Załuski Library exlibris
After the brothers' deaths, the newly formed Commission for National Education took charge of the library, renaming it the Załuski Brothers' Library of the Republic.

Twenty years later in 1794, in the aftermath of the second Partition of Poland and Kościuszko Uprising, Russian troops, on orders from Russian Czarina Catherine II, emptied[2][9] the library and dispatched the whole collection to Saint Petersburg, where the books formed the mass of the Imperial Public Library on its formation, a year later.[2][10] Parts of the collections were damaged or destroyed as they were mishandled while being removed from the library and transported to Russia, and many were stolen.[2][7] According to the historian Joachim Lelewel, the Zaluskis' books, "could be bought at Grodno by the basket".[2]

The collection was later dispersed among several Russian libraries. Some parts of the Zaluski collection came back to Poland on two separate dates in the nineteenth century: 1842 and 1863.[2] In the 1920s, in the aftermath of the Polish-Soviet Warand the Treaty of Riga[8][11] the RSFSR's government returned around 50,000 items from the collection to Poland,[2] yet German soldiers deliberately destroyed these items during the Planned destruction of Warsaw in October 1944, after collapse of the Warsaw Uprising.[2][3][7] Only 1800 manuscripts and 30,000 printed materials from the original library survived the war.

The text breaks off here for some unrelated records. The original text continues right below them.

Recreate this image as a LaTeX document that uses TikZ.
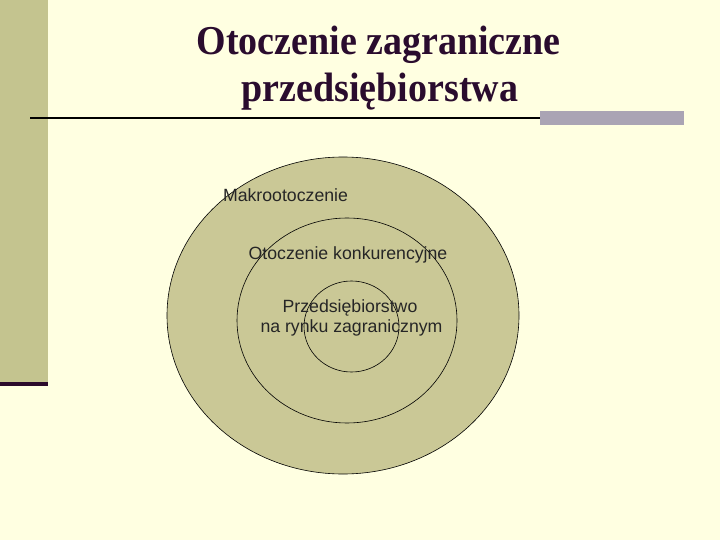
\documentclass[tikz,border=0pt]{standalone}
\usepackage{fontspec}
\setmainfont{Liberation Serif}
\newfontfamily\arialfont{Liberation Sans}
\usetikzlibrary{shapes.geometric}
\definecolor{bgc}{RGB}{255,255,225}
\definecolor{bandc}{RGB}{196,196,143}
\definecolor{fillc}{RGB}{202,200,150}
\definecolor{titlec}{RGB}{42,12,46}
\definecolor{darkbar}{RGB}{43,10,43}
\definecolor{grayc}{RGB}{170,164,180}
\tikzset{
  ring/.style={ellipse, draw=black, line width=0.6pt, fill=fillc, inner sep=0pt},
  lbl/.style={anchor=base, inner sep=0pt, font=\arialfont\fontsize{17.7}{21}\selectfont, text=black!85},
  ttl/.style={anchor=base, inner sep=0pt, text=titlec, font=\bfseries\fontsize{38}{40}\selectfont}
}
\begin{document}
\begin{tikzpicture}[x=1pt,y=-1pt]
\useasboundingbox (0,0) rectangle (720,540);
\fill[bgc] (0,0) rectangle (720,540);
\fill[bandc] (0,0) rectangle (48,382);
\fill[darkbar] (0,382) rectangle (48,386);
\node[ttl] (t1) at (378.5,55) {\scalebox{1}[1.08]{Otoczenie zagraniczne}};
\node[ttl] (t2) at (380,102) {\scalebox{1}[1.08]{przedsiębiorstwa}};
\coordinate (la) at (30,118);
\coordinate (lb) at (540,118);
\draw[line width=2.2pt, black] (la) -- (lb);
\fill[grayc] (540,111.5) rectangle (683.5,125.5);
\node[ring, minimum width=352pt, minimum height=317pt] (outer) at (343,315.5) {};
\node[ring, minimum width=220pt, minimum height=205pt] (mid) at (347,320.5) {};
\node[ring, minimum width=95pt, minimum height=91pt] (inner) at (351.5,326.5) {};
\node[lbl] (makro) at (285.5,202) {Makrootoczenie};
\node[lbl] (konk) at (348,259) {Otoczenie konkurencyjne};
\node[lbl] (p1) at (350,312) {Przedsiębiorstwo};
\node[lbl] (p2) at (351.5,332.5) {na rynku zagranicznym};
\end{tikzpicture}
\end{document}
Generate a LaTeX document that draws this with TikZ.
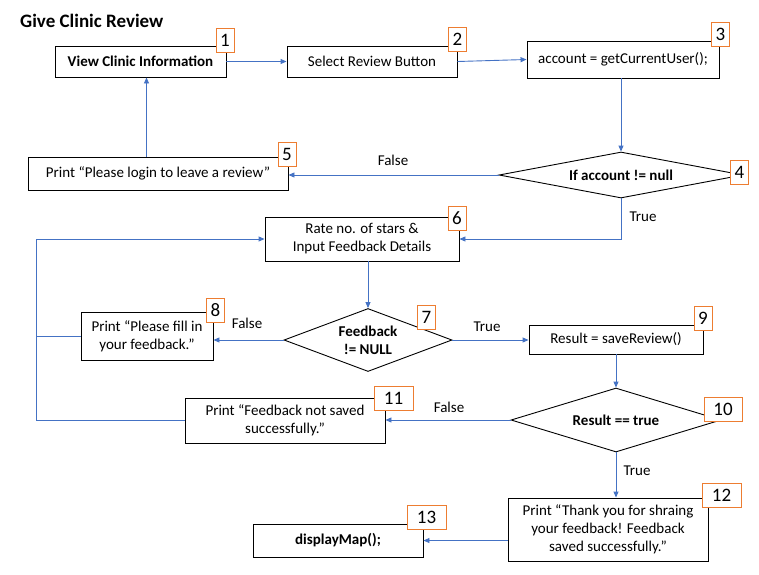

In 1821 the library's original home was altered into a tenement house.[4] During the building's reconstruction, the busts of Polish monarchs that had originally adorned the library's interiors, and which had been hidden during the Partitions of Poland, were discovered and placed on the building's facade; hence the building came to be called the "House of the Kings" (Dom pod Królami).[4]

The building was destroyed by the Germans during World War II. After the war, it was rebuilt under the Polish People's Republic.[4]

Today's Polish National Library (Biblioteka Narodowa), founded in 1928,[2] considers itself the descendant of the Załuski Library.